RAGFP Peacebuilder Clubs formed in Africa, Australia, Canada, Europe, the Middle East, and throughout the United States. There are now Peacebuilder Clubs in Uganda, Egypt and two Peacebuilder Clubs in Serbia. Rotarians understand how the fellowship of Rotary International is a force for good, and positive change, in our world.
Rotary clubs around the world are now identifying themselves as “Peacebuilder Clubs.” The movement toward Rotary’s Peace Area of Focus is monumental. RAGFP supports Peacebuilder Clubs by promoting them on our various platforms, and providing them with peacebuilding resources. We share stories about their peace projects and initiatives in our newsletters and pinpoint their locations & contact information on our Peacebuilder Clubs Map because Rotarians are connected where ever they meet in the world. Peacebuilder Clubs are “Peacebuilders Beyond Boundaries.”

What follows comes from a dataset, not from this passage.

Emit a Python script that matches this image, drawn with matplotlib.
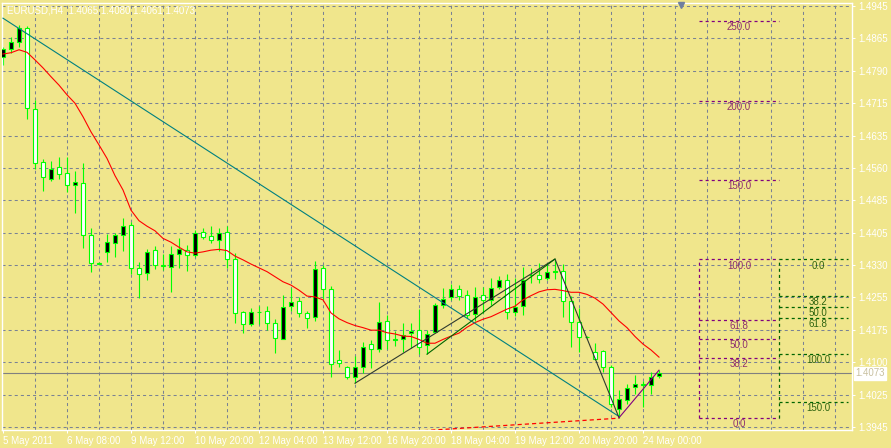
import matplotlib.pyplot as plt
import numpy as np

plt.rcParams['font.family'] = ['Liberation Sans', 'DejaVu Sans']
plt.rcParams['lines.scale_dashes'] = False

# EURUSD H4 candles, 5 May 2011 00:00 .. 24 May 2011 08:00
opens = [1.4824, 1.4842, 1.4859, 1.4892, 1.4700, 1.4574, 1.4533, 1.4562, 1.4548, 1.4521,
         1.4524, 1.4400, 1.4334, 1.4360, 1.4383, 1.4400, 1.4424, 1.4323, 1.4310, 1.4365,
         1.4329, 1.4324, 1.4355, 1.4365, 1.4354, 1.4408, 1.4399, 1.4388, 1.4408, 1.4343,
         1.4217, 1.4189, 1.4217, 1.4220, 1.4191, 1.4155, 1.4232, 1.4244, 1.4215, 1.4206,
         1.4322, 1.4272, 1.4103, 1.4087, 1.4063, 1.4087, 1.4141, 1.4130, 1.4196, 1.4152,
         1.4155, 1.4168, 1.4175, 1.4139, 1.4170, 1.4234, 1.4254, 1.4272, 1.4258, 1.4213,
         1.4258, 1.4246, 1.4278, 1.4294, 1.4217, 1.4232, 1.4306, 1.4306, 1.4298, 1.4312,
         1.4316, 1.4245, 1.4194, 1.4158, 1.4122, 1.4125, 1.4087, 1.3988, 1.4009, 1.4040,
         1.4046, 1.4044, 1.4065]
highs = [1.4848, 1.4871, 1.4900, 1.4897, 1.4722, 1.4582, 1.4578, 1.4586, 1.4586, 1.4553,
         1.4573, 1.4417, 1.4337, 1.4403, 1.4406, 1.4441, 1.4431, 1.4336, 1.4367, 1.4374,
         1.4355, 1.4375, 1.4393, 1.4377, 1.4412, 1.4418, 1.4422, 1.4418, 1.4423, 1.4359,
         1.4221, 1.4227, 1.4233, 1.4232, 1.4202, 1.4258, 1.4274, 1.4254, 1.4221, 1.4339,
         1.4329, 1.4280, 1.4128, 1.4090, 1.4114, 1.4146, 1.4152, 1.4243, 1.4210, 1.4173,
         1.4193, 1.4191, 1.4225, 1.4175, 1.4240, 1.4276, 1.4285, 1.4283, 1.4270, 1.4278,
         1.4277, 1.4299, 1.4304, 1.4308, 1.4298, 1.4324, 1.4322, 1.4335, 1.4330, 1.4344,
         1.4332, 1.4256, 1.4227, 1.4160, 1.4144, 1.4129, 1.4092, 1.4033, 1.4047, 1.4069,
         1.4055, 1.4076, 1.4080]
lows = [1.4805, 1.4833, 1.4848, 1.4676, 1.4559, 1.4506, 1.4530, 1.4533, 1.4504, 1.4453,
        1.4369, 1.4312, 1.4331, 1.4338, 1.4348, 1.4364, 1.4308, 1.4251, 1.4293, 1.4321,
        1.4318, 1.4266, 1.4322, 1.4316, 1.4348, 1.4391, 1.4381, 1.4363, 1.4322, 1.4193,
        1.4169, 1.4185, 1.4190, 1.4175, 1.4120, 1.4153, 1.4221, 1.4207, 1.4181, 1.4197,
        1.4248, 1.4063, 1.4088, 1.4060, 1.4049, 1.4074, 1.4086, 1.4124, 1.4131, 1.4137,
        1.4124, 1.4132, 1.4118, 1.4118, 1.4168, 1.4228, 1.4247, 1.4247, 1.4203, 1.4197,
        1.4215, 1.4235, 1.4272, 1.4202, 1.4209, 1.4211, 1.4288, 1.4288, 1.4294, 1.4296,
        1.4207, 1.4136, 1.4124, 1.4156, 1.4104, 1.4075, 1.3993, 1.3967, 1.3999, 1.4023,
        1.3993, 1.4023, 1.4061]
closes = [1.4843, 1.4859, 1.4892, 1.4702, 1.4571, 1.4538, 1.4559, 1.4545, 1.4519, 1.4526,
          1.4400, 1.4334, 1.4333, 1.4385, 1.4400, 1.4422, 1.4322, 1.4308, 1.4361, 1.4329,
          1.4328, 1.4355, 1.4367, 1.4353, 1.4406, 1.4396, 1.4388, 1.4406, 1.4343, 1.4215,
          1.4189, 1.4217, 1.4218, 1.4192, 1.4156, 1.4229, 1.4241, 1.4215, 1.4203, 1.4320,
          1.4272, 1.4094, 1.4096, 1.4063, 1.4087, 1.4136, 1.4130, 1.4194, 1.4152, 1.4153,
          1.4164, 1.4173, 1.4136, 1.4167, 1.4234, 1.4250, 1.4272, 1.4255, 1.4211, 1.4254,
          1.4247, 1.4274, 1.4293, 1.4217, 1.4229, 1.4293, 1.4307, 1.4296, 1.4312, 1.4316,
          1.4245, 1.4194, 1.4158, 1.4158, 1.4107, 1.4087, 1.4000, 1.4011, 1.4037, 1.4046,
          1.4045, 1.4063, 1.4073]
# moving average (red)
ma = [1.4831, 1.4834, 1.4841, 1.4835, 1.4817, 1.4798, 1.4777, 1.4757, 1.4734, 1.4714,
      1.4682, 1.4646, 1.4615, 1.4583, 1.4542, 1.4508, 1.4460, 1.4435, 1.4422, 1.4411,
      1.4393, 1.4384, 1.4372, 1.4361, 1.4358, 1.4361, 1.4365, 1.4367, 1.4364, 1.4351,
      1.4342, 1.4332, 1.4323, 1.4314, 1.4302, 1.4290, 1.4282, 1.4270, 1.4256, 1.4254,
      1.4247, 1.4216, 1.4202, 1.4193, 1.4186, 1.4181, 1.4175, 1.4175, 1.4169, 1.4166,
      1.4161, 1.4160, 1.4153, 1.4144, 1.4144, 1.4153, 1.4161, 1.4168, 1.4182, 1.4193,
      1.4201, 1.4207, 1.4216, 1.4225, 1.4232, 1.4247, 1.4257, 1.4266, 1.4271, 1.4272,
      1.4269, 1.4265, 1.4265, 1.4260, 1.4251, 1.4237, 1.4217, 1.4197, 1.4181, 1.4160,
      1.4142, 1.4128, 1.4111]

xtick_bars = [0, 8, 16, 24, 32, 40, 48, 56, 64, 72, 80]
xtick_labels = ['5 May 2011', '6 May 08:00', '9 May 12:00', '10 May 20:00', '12 May 04:00',
                '13 May 12:00', '16 May 20:00', '18 May 04:00', '19 May 12:00',
                '20 May 20:00', '24 May 00:00']
ytick_labels = ['1.3945', '1.4025', '1.4100', '1.4175', '1.4255', '1.4330', '1.4405',
                '1.4485', '1.4560', '1.4635', '1.4715', '1.4790', '1.4865', '1.4945']

# drawn objects
teal_x, teal_y = [0, 77], [1.4916, 1.3970]
zigzag_x, zigzag_y = [44, 69, 77], [1.4049, 1.4344, 1.3967]
channel_x, channel_y = [53, 69], [1.4118, 1.4344]
last_leg_x, last_leg_y = [77, 82], [1.3967, 1.4080]
red_trend_x, red_trend_y = [40, 77], [1.3921, 1.3966]

fib_lo, fib_hi = 1.3966, 1.4343
fib_levels = [0.0, 38.2, 50.0, 61.8, 100.0, 150.0, 200.0, 250.0]
fib2_top, fib2_bot = 1.4343, 1.4118
fib2_levels = [0.0, 38.2, 50.0, 61.8, 100.0, 150.0]

BG = '#F0E68C'
WHITE = '#FFFFFF'
LIME = '#00FF00'
PURPLE = '#800080'
DGREEN = '#006400'
FS = 7.0

fig = plt.figure(figsize=(8.91, 4.48), dpi=100, facecolor=BG)
ax = fig.add_axes([2 / 891, 18 / 448, 850 / 891, 427 / 448], facecolor=BG)

x = np.arange(len(opens))
o = np.array(opens)
c = np.array(closes)
bull = c > o

# grid
ax.set_yticks(np.linspace(1.3945, 1.4945, 14))
ax.set_yticklabels(ytick_labels)
ax.grid(axis='y', color='#7A8294', lw=0.75, linestyle=(0, (2.2, 2.2)))
ax.vlines(np.arange(4, 106, 4), 0, 1, transform=ax.get_xaxis_transform(),
          colors='#7A8294', lw=0.75, linestyles=[(0, (2.2, 2.2))], zorder=0.5)

# candles
ax.vlines(x, lows, highs, colors=LIME, lw=0.8, zorder=2)
ax.bar(x, np.abs(c - o), bottom=np.minimum(o, c), width=0.6,
       color=np.where(bull, 'black', 'white'), edgecolor=LIME, lw=0.8, zorder=3)

# indicators / objects
ax.plot(x, ma, color='#FF0000', lw=0.8, zorder=4)
ax.plot(teal_x, teal_y, color='#008080', lw=0.8, zorder=4)
ax.plot(zigzag_x, zigzag_y, color='#2F3A2F', lw=0.8, zorder=4)
ax.plot(channel_x, channel_y, color=DGREEN, lw=0.8, zorder=4)
ax.plot(last_leg_x, last_leg_y, color=PURPLE, lw=0.8, zorder=4)
ax.plot(red_trend_x, red_trend_y, color='#FF0000', lw=0.9,
        linestyle=(0, (3, 2.2)), zorder=4)

# current price line
ax.axhline(closes[-1], color='#808080', lw=0.8, zorder=1)

# fibonacci levels
fib_dash = (0, (2.2, 2.2))
for lvl in fib_levels:
    p = fib_lo + lvl / 100 * (fib_hi - fib_lo)
    ax.hlines(p, 87, 97, colors=PURPLE, lw=0.9, linestyles=[fib_dash], zorder=4)
    ax.annotate(f'{lvl:.1f}', (92, p), xytext=(0, -0.8), textcoords='offset points',
                ha='center', va='top', fontsize=FS, color='#8E2E6E', zorder=5)
ax.vlines(87, fib_lo, fib_hi, colors=PURPLE, lw=0.9, linestyles=[fib_dash], zorder=4)
for lvl in fib2_levels:
    p = fib2_top - lvl / 100 * (fib2_top - fib2_bot)
    ax.hlines(p, 97, 105.6, colors=DGREEN, lw=0.9, linestyles=[fib_dash], zorder=4)
    ax.annotate(f'{lvl:.1f}', (101.9, p), xytext=(0, -0.8), textcoords='offset points',
                ha='center', va='top', fontsize=FS, color='#2F6410', zorder=5)
ax.vlines(97, fib_lo, fib2_top, colors=DGREEN, lw=0.9, linestyles=[fib_dash], zorder=4)

# axes setup
ax.set_xlim(-0.125, 106.125)
ax.set_ylim(1.39379, 1.49521)
ax.set_xticks(xtick_bars)
ax.set_xticklabels(xtick_labels, ha='left')
ax.yaxis.tick_right()
ax.tick_params(axis='both', colors=WHITE, labelcolor=WHITE, labelsize=FS,
               length=2.2, width=0.75, pad=2)
for s in ax.spines.values():
    s.set_color(WHITE)
    s.set_linewidth(1)

ax.text(0.006, 0.982, 'EURUSD,H4  1.4065 1.4080 1.4061 1.4073', transform=ax.transAxes,
        color=WHITE, fontsize=FS, va='center', ha='left')

ax.annotate(f'{closes[-1]:.4f}', (1, closes[-1]), xycoords=ax.get_yaxis_transform(),
            xytext=(2.5, 0), textcoords='offset points', ha='left', va='center',
            fontsize=FS, color='#C8C0A0', annotation_clip=False,
            bbox=dict(boxstyle='square,pad=0.15', fc=WHITE, ec=WHITE))

# chart shift marker
ax.plot([84.75], [0.995], marker='v', ms=4, color='#7080A0', mec='#7080A0',
        transform=ax.get_xaxis_transform(), clip_on=False, zorder=6)

fig.savefig('out.png', dpi=100, facecolor=BG)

We’ve shared how a RAGFP Peacebuilder Club in Germany is assisting many of the over 10 million refugees in their country to adapt to German democracy and adjust in local neighborhoods. Read the Story.
RAGFP members in the pioneer Peacebuilder Club of Rotary Club of Three Creeks (Vancouver, WA) are helping to “depolarize America.” Read the Story.

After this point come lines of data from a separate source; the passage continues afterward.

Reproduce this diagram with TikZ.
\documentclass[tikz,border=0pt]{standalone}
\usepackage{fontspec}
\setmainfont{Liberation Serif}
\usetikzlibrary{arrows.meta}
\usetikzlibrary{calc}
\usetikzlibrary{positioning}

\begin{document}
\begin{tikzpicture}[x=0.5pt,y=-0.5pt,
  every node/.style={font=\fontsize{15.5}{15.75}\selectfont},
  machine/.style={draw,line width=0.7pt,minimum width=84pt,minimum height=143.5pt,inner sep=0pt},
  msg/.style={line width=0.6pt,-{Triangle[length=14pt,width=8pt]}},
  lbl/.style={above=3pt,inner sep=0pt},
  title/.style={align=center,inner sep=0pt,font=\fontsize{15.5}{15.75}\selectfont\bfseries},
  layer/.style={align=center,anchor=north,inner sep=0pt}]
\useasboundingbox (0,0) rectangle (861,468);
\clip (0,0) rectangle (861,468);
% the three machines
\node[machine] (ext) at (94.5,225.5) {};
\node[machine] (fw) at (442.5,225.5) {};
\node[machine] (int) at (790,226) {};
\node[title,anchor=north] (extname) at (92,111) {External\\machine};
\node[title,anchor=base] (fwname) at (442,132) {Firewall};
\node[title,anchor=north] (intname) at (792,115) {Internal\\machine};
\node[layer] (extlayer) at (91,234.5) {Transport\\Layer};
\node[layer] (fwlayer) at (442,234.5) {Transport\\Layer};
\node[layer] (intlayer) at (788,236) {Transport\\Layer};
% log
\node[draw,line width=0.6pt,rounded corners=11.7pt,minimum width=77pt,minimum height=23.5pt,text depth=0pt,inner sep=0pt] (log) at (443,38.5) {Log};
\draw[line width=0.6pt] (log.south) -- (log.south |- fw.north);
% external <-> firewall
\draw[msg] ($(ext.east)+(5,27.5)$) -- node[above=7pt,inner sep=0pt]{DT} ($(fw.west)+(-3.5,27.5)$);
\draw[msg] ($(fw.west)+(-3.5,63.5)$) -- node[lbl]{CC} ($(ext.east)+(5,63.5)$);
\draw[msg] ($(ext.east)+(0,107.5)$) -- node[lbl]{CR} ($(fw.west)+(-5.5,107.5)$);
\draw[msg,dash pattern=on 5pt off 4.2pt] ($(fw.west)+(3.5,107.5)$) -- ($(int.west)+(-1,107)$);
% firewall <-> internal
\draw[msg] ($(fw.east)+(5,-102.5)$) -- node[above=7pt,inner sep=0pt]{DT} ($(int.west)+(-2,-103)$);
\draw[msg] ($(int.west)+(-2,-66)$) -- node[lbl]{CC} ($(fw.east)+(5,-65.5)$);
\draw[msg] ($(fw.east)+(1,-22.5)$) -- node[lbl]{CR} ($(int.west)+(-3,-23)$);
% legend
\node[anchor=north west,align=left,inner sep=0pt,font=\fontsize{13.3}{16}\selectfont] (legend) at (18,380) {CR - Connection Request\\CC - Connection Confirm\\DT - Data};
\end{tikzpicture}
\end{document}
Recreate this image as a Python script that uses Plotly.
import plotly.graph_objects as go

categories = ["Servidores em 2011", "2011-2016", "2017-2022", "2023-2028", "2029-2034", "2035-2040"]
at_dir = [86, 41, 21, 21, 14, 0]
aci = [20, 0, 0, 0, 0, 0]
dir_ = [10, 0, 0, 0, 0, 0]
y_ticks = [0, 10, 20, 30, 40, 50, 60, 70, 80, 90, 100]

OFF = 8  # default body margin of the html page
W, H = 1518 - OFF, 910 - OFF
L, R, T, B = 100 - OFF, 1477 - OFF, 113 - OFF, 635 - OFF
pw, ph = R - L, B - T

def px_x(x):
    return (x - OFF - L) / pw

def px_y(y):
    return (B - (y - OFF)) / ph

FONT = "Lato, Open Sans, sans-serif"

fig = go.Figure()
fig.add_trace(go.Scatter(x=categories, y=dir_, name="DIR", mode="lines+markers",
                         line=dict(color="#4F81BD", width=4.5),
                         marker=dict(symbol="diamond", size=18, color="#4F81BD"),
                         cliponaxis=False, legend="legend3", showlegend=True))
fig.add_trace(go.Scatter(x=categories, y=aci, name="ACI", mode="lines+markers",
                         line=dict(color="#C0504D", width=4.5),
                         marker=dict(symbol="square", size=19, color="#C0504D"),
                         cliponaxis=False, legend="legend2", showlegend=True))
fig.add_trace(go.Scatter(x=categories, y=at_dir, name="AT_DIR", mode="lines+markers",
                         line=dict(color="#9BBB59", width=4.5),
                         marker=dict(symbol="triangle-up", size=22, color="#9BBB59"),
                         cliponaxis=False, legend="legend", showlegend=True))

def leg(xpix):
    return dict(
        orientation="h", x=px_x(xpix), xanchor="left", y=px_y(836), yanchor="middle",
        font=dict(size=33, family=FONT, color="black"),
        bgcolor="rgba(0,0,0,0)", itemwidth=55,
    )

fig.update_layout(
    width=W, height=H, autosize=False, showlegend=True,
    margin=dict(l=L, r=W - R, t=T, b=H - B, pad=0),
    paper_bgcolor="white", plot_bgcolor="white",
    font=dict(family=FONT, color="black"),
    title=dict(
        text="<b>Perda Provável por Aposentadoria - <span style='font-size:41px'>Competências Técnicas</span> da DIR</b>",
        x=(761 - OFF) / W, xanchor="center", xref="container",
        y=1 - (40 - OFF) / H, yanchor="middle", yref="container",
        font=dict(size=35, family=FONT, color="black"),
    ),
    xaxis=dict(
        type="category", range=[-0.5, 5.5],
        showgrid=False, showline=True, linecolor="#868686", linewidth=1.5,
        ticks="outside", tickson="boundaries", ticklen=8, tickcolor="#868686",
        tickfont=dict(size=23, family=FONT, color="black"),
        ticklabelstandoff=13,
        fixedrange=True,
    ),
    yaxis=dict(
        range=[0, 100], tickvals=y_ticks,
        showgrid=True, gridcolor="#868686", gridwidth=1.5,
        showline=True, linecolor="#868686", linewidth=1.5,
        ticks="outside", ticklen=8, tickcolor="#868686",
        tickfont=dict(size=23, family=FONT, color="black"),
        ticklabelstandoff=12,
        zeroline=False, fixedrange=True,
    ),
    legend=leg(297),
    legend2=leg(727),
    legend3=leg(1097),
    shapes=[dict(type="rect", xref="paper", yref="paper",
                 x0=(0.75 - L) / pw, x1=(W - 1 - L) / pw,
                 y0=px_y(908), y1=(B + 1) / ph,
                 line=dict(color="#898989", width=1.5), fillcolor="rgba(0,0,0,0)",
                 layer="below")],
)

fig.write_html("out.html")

Visit our RAGFP newsletter archive to find more Peacebuilder Club stories here.
The stories of how RAGFP Peacebuilder Clubs offer the leading edge of peace action in our world are inspiring. The energy Rotarians are currently devoting to peace combined with how entire Rotary clubs are now identifying as “Peacebuilder Clubs” makes this, Peace News.
All Rotarians are peacebuilders because they are members of one of our world’s greatest humanitarian organizations. As said by Immediate Past President of Rotary International, Ian Riseley, Rotary’s Peace Area of Focus encompasses all of the humanitarian activities of Rotary International, because peacebuilding is the cornerstone of “service above self” in our communities and world.
The flyer (right) published by our lastest RAGFP Peacebuilder Club, the Rotary Club of Kona Sunrise of Kailua Kona, Hawaii, proves fresh energy and focus by Rotarians upon peacebuilding. (Click on the image right to open the full flyer.) Rotarians in the 21st century are identifying themselves as “peacebuilders.”
RAGFP will publish our 2nd annual Top 5 Membership Countries newsletter on January 31, 2019. (Read last year’s Top 5). We highlight RAGFP members in our top 5 membership countries and celebrate their peacebuilding efforts because RAGFP members are Rotarians who are world leaders in peace, and they join RAGFP to be connected in a global network of peacebuilders.
Yet these terms, “peacebuilder,” “peacebuilding,” even the Rotary Focus Area of “Peace,” is still a fuzzy concept in many of the 35,000 Rotary clubs around the world. RAGFP Peacebuilder Clubs are now established and offer great clarity for Rotarian peace action globally, and specifically, they can assist your Rotary club in establishing infrastructures for peace and conflict resolution- locally.
RAGFP Peacebuilder Clubs are a Rotarian movement creating energy and momentum for positive peace around the world.